→ Directions
Exactly the lines from the start of the data below through the line that contains "50000, 60000, 70000];" are to be copied, with pictures left out.

→ Information provided
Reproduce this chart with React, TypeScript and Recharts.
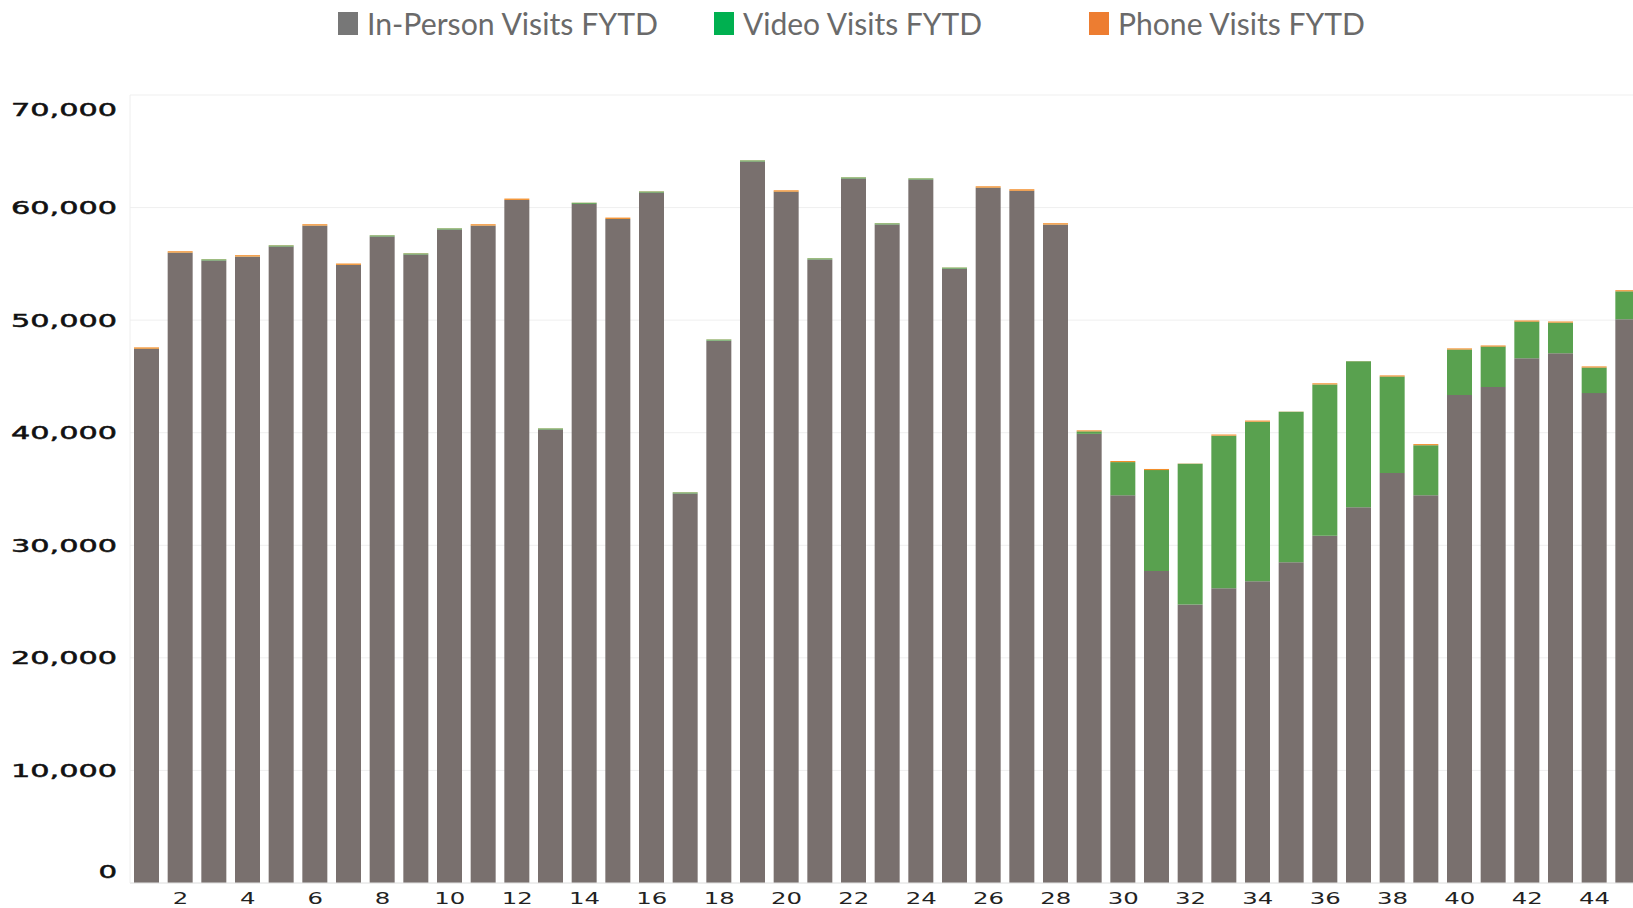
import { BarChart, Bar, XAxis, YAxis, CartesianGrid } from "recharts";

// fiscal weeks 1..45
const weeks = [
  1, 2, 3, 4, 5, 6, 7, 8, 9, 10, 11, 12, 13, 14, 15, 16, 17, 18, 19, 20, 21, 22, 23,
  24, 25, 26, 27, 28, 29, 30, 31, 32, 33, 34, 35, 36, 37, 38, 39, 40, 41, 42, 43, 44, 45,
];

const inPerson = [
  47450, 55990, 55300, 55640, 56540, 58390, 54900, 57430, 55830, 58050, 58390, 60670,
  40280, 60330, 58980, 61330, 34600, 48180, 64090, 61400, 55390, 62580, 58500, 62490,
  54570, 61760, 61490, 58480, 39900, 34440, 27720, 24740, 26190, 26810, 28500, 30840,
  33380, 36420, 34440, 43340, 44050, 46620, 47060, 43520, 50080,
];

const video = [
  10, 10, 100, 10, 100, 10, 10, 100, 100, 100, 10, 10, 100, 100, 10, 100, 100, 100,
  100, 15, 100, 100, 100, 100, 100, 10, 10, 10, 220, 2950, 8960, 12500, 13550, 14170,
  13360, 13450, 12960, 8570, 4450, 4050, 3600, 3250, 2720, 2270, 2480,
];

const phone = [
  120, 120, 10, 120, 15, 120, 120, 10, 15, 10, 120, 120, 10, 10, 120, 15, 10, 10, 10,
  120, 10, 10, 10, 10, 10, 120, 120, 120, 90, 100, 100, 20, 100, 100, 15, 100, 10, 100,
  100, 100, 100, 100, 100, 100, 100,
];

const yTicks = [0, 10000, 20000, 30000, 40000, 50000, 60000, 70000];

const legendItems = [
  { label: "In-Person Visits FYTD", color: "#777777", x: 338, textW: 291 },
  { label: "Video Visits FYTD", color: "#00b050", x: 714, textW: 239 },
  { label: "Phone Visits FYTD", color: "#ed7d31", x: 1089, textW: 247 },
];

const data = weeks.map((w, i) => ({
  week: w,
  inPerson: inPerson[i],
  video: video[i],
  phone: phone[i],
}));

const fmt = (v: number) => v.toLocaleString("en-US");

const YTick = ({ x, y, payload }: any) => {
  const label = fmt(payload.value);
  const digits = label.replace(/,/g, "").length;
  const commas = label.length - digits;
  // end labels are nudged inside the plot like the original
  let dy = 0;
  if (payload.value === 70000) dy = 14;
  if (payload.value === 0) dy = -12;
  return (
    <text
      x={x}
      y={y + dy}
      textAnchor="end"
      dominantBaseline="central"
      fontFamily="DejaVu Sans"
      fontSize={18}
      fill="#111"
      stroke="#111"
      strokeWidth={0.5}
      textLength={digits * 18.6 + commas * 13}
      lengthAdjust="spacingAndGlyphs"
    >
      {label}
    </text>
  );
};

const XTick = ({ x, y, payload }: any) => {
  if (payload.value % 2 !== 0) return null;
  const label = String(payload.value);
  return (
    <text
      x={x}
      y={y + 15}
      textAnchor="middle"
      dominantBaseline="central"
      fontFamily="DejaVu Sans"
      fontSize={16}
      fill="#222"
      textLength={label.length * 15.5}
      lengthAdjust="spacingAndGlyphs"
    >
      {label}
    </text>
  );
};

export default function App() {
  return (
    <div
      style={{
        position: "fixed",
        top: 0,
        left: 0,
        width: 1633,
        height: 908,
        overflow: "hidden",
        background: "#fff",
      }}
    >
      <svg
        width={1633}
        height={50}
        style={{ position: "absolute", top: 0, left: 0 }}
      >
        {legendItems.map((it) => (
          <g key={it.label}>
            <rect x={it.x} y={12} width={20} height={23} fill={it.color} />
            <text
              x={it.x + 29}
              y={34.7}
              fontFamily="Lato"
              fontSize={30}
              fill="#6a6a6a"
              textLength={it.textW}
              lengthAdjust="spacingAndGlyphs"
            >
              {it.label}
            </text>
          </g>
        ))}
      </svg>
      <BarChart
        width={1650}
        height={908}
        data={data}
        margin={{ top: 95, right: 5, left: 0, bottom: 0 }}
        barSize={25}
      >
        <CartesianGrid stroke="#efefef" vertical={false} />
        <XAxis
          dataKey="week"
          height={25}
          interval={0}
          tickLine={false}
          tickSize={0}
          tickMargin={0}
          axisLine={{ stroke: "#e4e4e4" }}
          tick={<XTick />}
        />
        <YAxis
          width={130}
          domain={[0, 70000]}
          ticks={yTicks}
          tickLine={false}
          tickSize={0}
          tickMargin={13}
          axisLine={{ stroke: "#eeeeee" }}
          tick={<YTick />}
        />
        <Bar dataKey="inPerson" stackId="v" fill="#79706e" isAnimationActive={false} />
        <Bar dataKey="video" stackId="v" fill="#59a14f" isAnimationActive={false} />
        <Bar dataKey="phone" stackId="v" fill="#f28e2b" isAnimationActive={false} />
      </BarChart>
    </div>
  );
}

→ Exercise answer
Reproduce this chart with React, TypeScript and Recharts.
import { BarChart, Bar, XAxis, YAxis, CartesianGrid } from "recharts";

// fiscal weeks 1..45
const weeks = [
  1, 2, 3, 4, 5, 6, 7, 8, 9, 10, 11, 12, 13, 14, 15, 16, 17, 18, 19, 20, 21, 22, 23,
  24, 25, 26, 27, 28, 29, 30, 31, 32, 33, 34, 35, 36, 37, 38, 39, 40, 41, 42, 43, 44, 45,
];

const inPerson = [
  47450, 55990, 55300, 55640, 56540, 58390, 54900, 57430, 55830, 58050, 58390, 60670,
  40280, 60330, 58980, 61330, 34600, 48180, 64090, 61400, 55390, 62580, 58500, 62490,
  54570, 61760, 61490, 58480, 39900, 34440, 27720, 24740, 26190, 26810, 28500, 30840,
  33380, 36420, 34440, 43340, 44050, 46620, 47060, 43520, 50080,
];

const video = [
  10, 10, 100, 10, 100, 10, 10, 100, 100, 100, 10, 10, 100, 100, 10, 100, 100, 100,
  100, 15, 100, 100, 100, 100, 100, 10, 10, 10, 220, 2950, 8960, 12500, 13550, 14170,
  13360, 13450, 12960, 8570, 4450, 4050, 3600, 3250, 2720, 2270, 2480,
];

const phone = [
  120, 120, 10, 120, 15, 120, 120, 10, 15, 10, 120, 120, 10, 10, 120, 15, 10, 10, 10,
  120, 10, 10, 10, 10, 10, 120, 120, 120, 90, 100, 100, 20, 100, 100, 15, 100, 10, 100,
  100, 100, 100, 100, 100, 100, 100,
];

const yTicks = [0, 10000, 20000, 30000, 40000, 50000, 60000, 70000];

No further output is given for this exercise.